The rusty-faced parrot is about 23 cm long and weighs 97 to 115 g. Adults of the nominate subspecies H. a. amazonina have a dull orange-red forehead and crown, yellow lores, an orange-red chin, and brownish red ear coverts with yellow streaks. Their upperparts are green with a red shoulder. Their breast is buffy olive and the rest of their underparts grass green. Their primaries and secondary coverts are blue, the former darker than the latter. Their tail is dark red with blue-black to violet blue tips. Immature birds have a duller red face with fewer yellow streaks than adults. Subspecies H. a. theresae has darker green upperparts than the nominate, and the red on their face is more brownish, their ear coverts darker, and their breast rusty olive. H. a. velezi is like the nominate with the addition of a golden olive hindneck and nape.

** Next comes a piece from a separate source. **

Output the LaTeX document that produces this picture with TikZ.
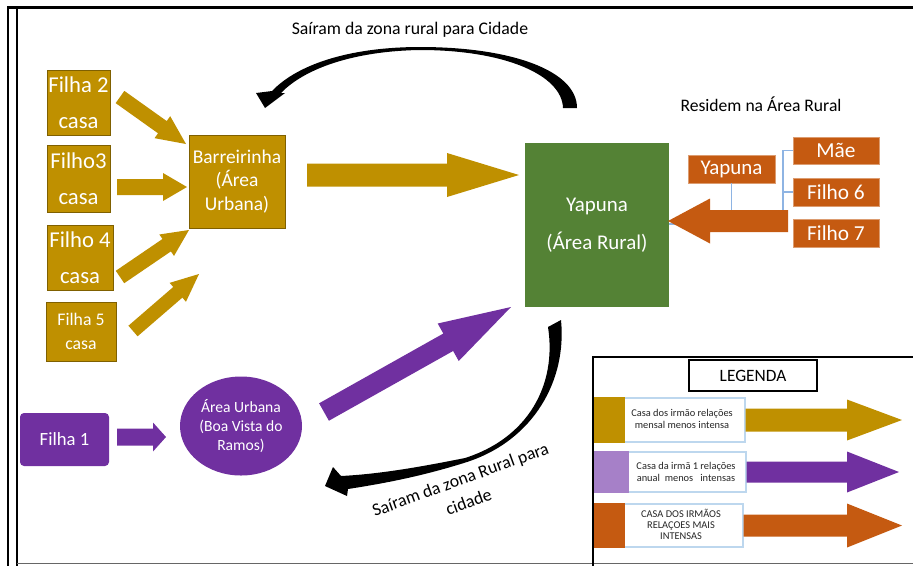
\documentclass[tikz,border=0pt]{standalone}
\usepackage{fontspec}
\setmainfont{Carlito}
\usetikzlibrary{calc,shapes.geometric}
\definecolor{gold}{HTML}{BF9000}
\definecolor{golddark}{HTML}{7F6000}
\definecolor{grn}{HTML}{548235}
\definecolor{org}{HTML}{C55A11}
\definecolor{purp}{HTML}{7030A0}
\definecolor{lpurp}{HTML}{A680C8}
\definecolor{lblue}{HTML}{8EB4E3}
\definecolor{lblue2}{HTML}{BDD7EE}
% fat block arrow: tail, tip, half shaft, half head, head length (px), colour
\newcommand{\fatarrow}[6]{%
  \path ($(#2)!#5*0.75pt!(#1)$) coordinate (hb);
  \fill[#6] ($(#1)!#3*0.75pt!90:(#2)$) -- ($(hb)!#3*0.75pt!90:(#2)$) -- ($(hb)!#4*0.75pt!90:(#2)$) -- (#2)
    -- ($(hb)!#4*0.75pt!-90:(#2)$) -- ($(hb)!#3*0.75pt!-90:(#2)$) -- ($(#1)!#3*0.75pt!-90:(#2)$) -- cycle;
}
\begin{document}
\begin{tikzpicture}[x=0.75pt,y=-0.75pt,
  sz/.style 2 args={minimum width=#1*0.75pt, minimum height=#2*0.75pt},
  goldbox/.style={draw=golddark, line width=0.6pt, fill=gold, text=white, inner sep=0pt, align=center},
  orgbox/.style={draw=org!60, line width=0.6pt, fill=org, text=white, inner sep=0pt, align=center},
  lgrow/.style={draw=lblue2, line width=0.8pt, fill=white, inner sep=0pt},
  lgtxt/.style={align=center, inner sep=0pt, font=\fontsize{7.8}{9}\selectfont, text=black!85},
  orgline/.style={draw=lblue, line width=0.8pt}
]
\useasboundingbox (0,0) rectangle (913,565);
\clip (0,0) rectangle (913,565);

% frame
\draw[line width=2pt] (7,7.5) -- (913,7.5);
\draw[line width=1.6pt] (8,6.5) -- (8,566);
\draw[line width=1.2pt] (17,7.5) -- (17,566);
\draw[line width=1.2pt, black!60] (17,563.5) -- (913,563.5);

% curved black arrows
\fill[black] (577,108) .. controls (577,70) and (510,47) .. (420,47) .. controls (355,47) and (300,62) .. (272,91)
  -- (256,93) -- (265,108) -- (285,93) -- (281,93) .. controls (305,68) and (355,51) .. (420,50)
  .. controls (505,50) and (562,75) .. (563,108) -- cycle;
\fill[black] (561,320) .. controls (567,380) and (534,440) .. (467,462) .. controls (420,477) and (380,484) .. (348,489)
  -- (347,496) -- (325,486) -- (333,467) -- (341,476) .. controls (380,474) and (420,467) .. (465,458)
  .. controls (528,438) and (557,385) .. (548,327) -- cycle;

% labels
\node[font=\fontsize{13.3}{16}\selectfont] (lbltop) at (410,30) {Saíram da zona rural para Cidade};
\node[font=\fontsize{13.2}{16}\selectfont] (lblres) at (761,104) {Residem na Área Rural};
\node[rotate=20, align=center, font=\fontsize{13.3}{18}\selectfont] (lblbot) at (464.5,490.5) {Saíram da zona Rural para\\cidade};

% gold boxes
\node[goldbox, sz={63}{65}, font=\fontsize{17}{27}\selectfont] (f2) at (78.5,102.5) {Filha 2\\casa};
\node[goldbox, sz={63}{67}, font=\fontsize{17}{27}\selectfont] (f3) at (78.5,178.5) {Filho3\\casa};
\node[goldbox, sz={66}{65}, font=\fontsize{17}{27}\selectfont] (f4) at (80,257.5) {Filho 4\\casa};
\node[goldbox, sz={70}{59}, font=\fontsize{13.3}{18}\selectfont] (f5) at (81,331.5) {Filha 5\\casa};
\node[goldbox, sz={96}{93}, font=\fontsize{14.6}{17.5}\selectfont] (barr) at (237,181.5) {Barreirinha\\(Área\\Urbana)};

% green
\node[fill=grn, text=white, inner sep=0pt, align=center, sz={144}{164}, font=\fontsize{15.7}{28.5}\selectfont] (yapg) at (597,225) {Yapuna\\(Área Rural)};

% orange org chart
\node[orgbox, sz={87}{28}, font=\fontsize{15.7}{18}\selectfont] (yapo) at (731.5,169) {Yapuna};
\node[orgbox, sz={86}{27}, font=\fontsize{16}{18}\selectfont] (mae) at (836,150.5) {Mãe};
\node[orgbox, sz={86}{28}, font=\fontsize{16}{18}\selectfont] (f6) at (836,192) {Filho 6};
\node[orgbox, sz={86}{28}, font=\fontsize{16}{18}\selectfont] (f7) at (836,233) {Filho 7};
\coordinate (bus) at (783,224);
\draw[orgline] (yapo.south) -- (yapo.south |- bus);
\draw[orgline] (yapg.east |- bus) -- (bus);
\draw[orgline] (bus) |- (mae.west);
\draw[orgline] (bus |- f6.west) -- (f6.west);

% purple
\node[fill=purp, rounded corners=3pt, text=white, inner sep=0pt, sz={89}{53}, font=\fontsize{14}{17}\selectfont] (fil1) at (64.5,439.5) {Filha 1};
\node[ellipse, fill=purp, text=white, inner sep=0pt, align=center, sz={122}{99}, font=\fontsize{11.7}{14.3}\selectfont] (ell) at (241,426) {Área Urbana\\(Boa Vista do\\Ramos)};

% arrows
\coordinate (g1a) at (120,97);  \coordinate (g1b) at (186,144);
\coordinate (g2a) at (117,187); \coordinate (g2b) at (187,187);
\coordinate (g3a) at (120,277); \coordinate (g3b) at (189,230);
\coordinate (g4a) at (133,331); \coordinate (g4b) at (199,274);
\coordinate (gba) at (307,175); \coordinate (gbb) at (519,175);
\coordinate (p1a) at (117,437); \coordinate (p1b) at (166,437);
\coordinate (pba) at (324,412); \coordinate (pbb) at (511,307);
\coordinate (oa) at (788,221);  \coordinate (ob) at (668,221);
\fatarrow{g1a}{g1b}{7.5}{13.5}{29}{gold}
\fatarrow{g2a}{g2b}{8}{14}{24}{gold}
\fatarrow{g3a}{g3b}{7.5}{13}{27}{gold}
\fatarrow{g4a}{g4b}{7}{12.5}{28}{gold}
\fatarrow{gba}{gbb}{11.5}{22}{72}{gold}
\fatarrow{p1a}{p1b}{8.5}{14.5}{13}{purp}
\fatarrow{pba}{pbb}{10}{21.5}{72}{purp}
\fatarrow{oa}{ob}{11}{22.5}{42}{org}

% legend
\draw[line width=1.5pt] (593,357) rectangle (918,568);
\node[draw, line width=0.8pt, inner sep=0pt, sz={128}{31}, font=\fontsize{13}{15}\selectfont] (leg) at (753,375.5) {LEGENDA};
\node[lgrow, sz={150}{44}] (r1) at (670,420) {};
\node[lgrow, sz={151}{40}] (r2) at (670.5,472) {};
\node[lgrow, sz={148}{43}] (r3) at (669,525.5) {};
\fill[gold] (r1.north west) rectangle ($(r1.south west)+(31,0)$);
\fill[lpurp] (r2.north west) rectangle ($(r2.south west)+(35,0)$);
\fill[org] (r3.north west) rectangle ($(r3.south west)+(31,0)$);
\node[lgtxt] (t1) at (682,419) {Casa dos irmão relações\\mensal menos intensa};
\node[lgtxt] (t2) at (686,472) {Casa da irmã 1 relações\\anual~ menos~~ intensas};
\node[lgtxt, font=\fontsize{7.8}{8.3}\selectfont] (t3) at (681,524) {CASA DOS IRMÃOS\\RELAÇOES MAIS\\INTENSAS};
\coordinate (l1) at (902,420);
\coordinate (l2) at (899,472);
\coordinate (l3) at (902,525.5);
\fatarrow{r1.east}{l1}{11.5}{20.5}{55}{gold}
\fatarrow{r2.east}{l2}{10.5}{20.5}{52}{purp}
\fatarrow{r3.east}{l3}{11}{22}{55}{org}
\end{tikzpicture}
\end{document}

==Distribution and habitat==

The subspecies of the rusty-faced parrot are found thus:

- H. a. theresae, northwestern Venezuela from central Trujillo to northern Táchira
- H. a. velezi, Colombia's Western and Central Andes and possibly extreme northern Ecuador
- H. a. amazonina, Colombia's Eastern Andes and extreme western Venezuela

Undocumented sight records in Ecuador lead the South American Classification Committee of the American Ornithological Society to classify the species as hypothetical in that country.

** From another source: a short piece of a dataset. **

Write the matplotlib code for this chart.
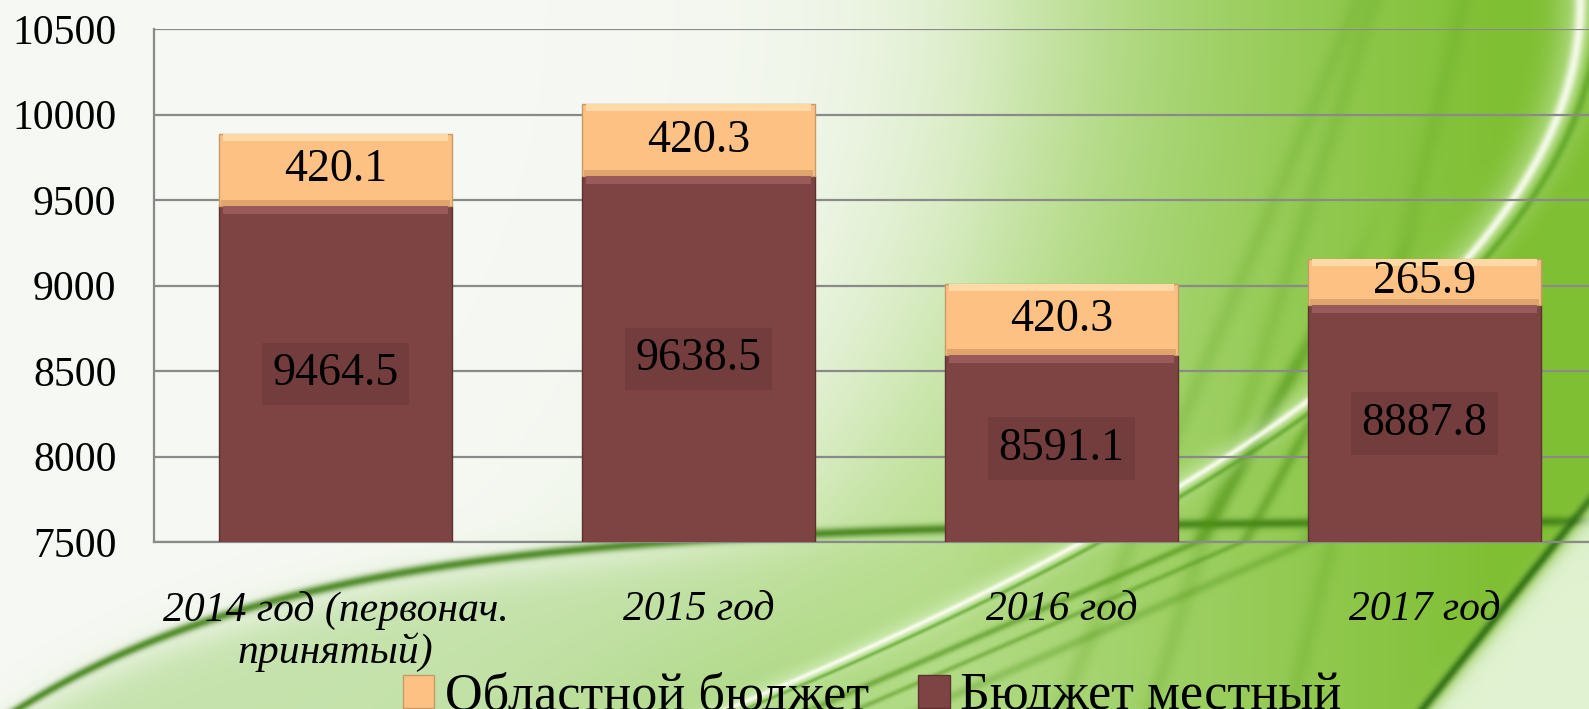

The rusty-faced parrot mostly inhabits very wet cloudforest, though H. a. velezi has been recorded where the alder Alnus acuminata has been used for reforestation. In elevation it mostly ranges between 2500 and 3000 m but has been recorded as low as 1500 m and as high as 3500 m.

==Behavior==
===Movement===

Only small elevational movements are known for the rusty-faced parrot.

===Feeding===

The rusty-faced parrot feeds on seeds and fruit including those of genus Clusia and mistletoes.

===Breeding===

Nothing is known about the rusty-faced parrot's breeding biology.

===Vocalization===

The rusty-faced parrot's flight call is "a repeated strident and loud "creek!"." It also makes " similar piercing calls such as "creenk!" or a more bisyllabic "shreeank" " when perched.

==Status==

The IUCN originally assessed the rusty-faced parrot as Threatened, then in 1994 as Endangered, in 2005 as Vulnerable, and since 2021 as Near Threatened. It has a limited range and its estimated population of below 10,000 mature individuals is believed to be decreasing. The primary threat is deforestation for human settlement expansion, agriculture, ranching, and other purposes. The species is considered rare throughout its range; much of its original habitat has already been cleared or degraded. Though it occurs in two Venezuelan national parks, they are threatened by human encroachment.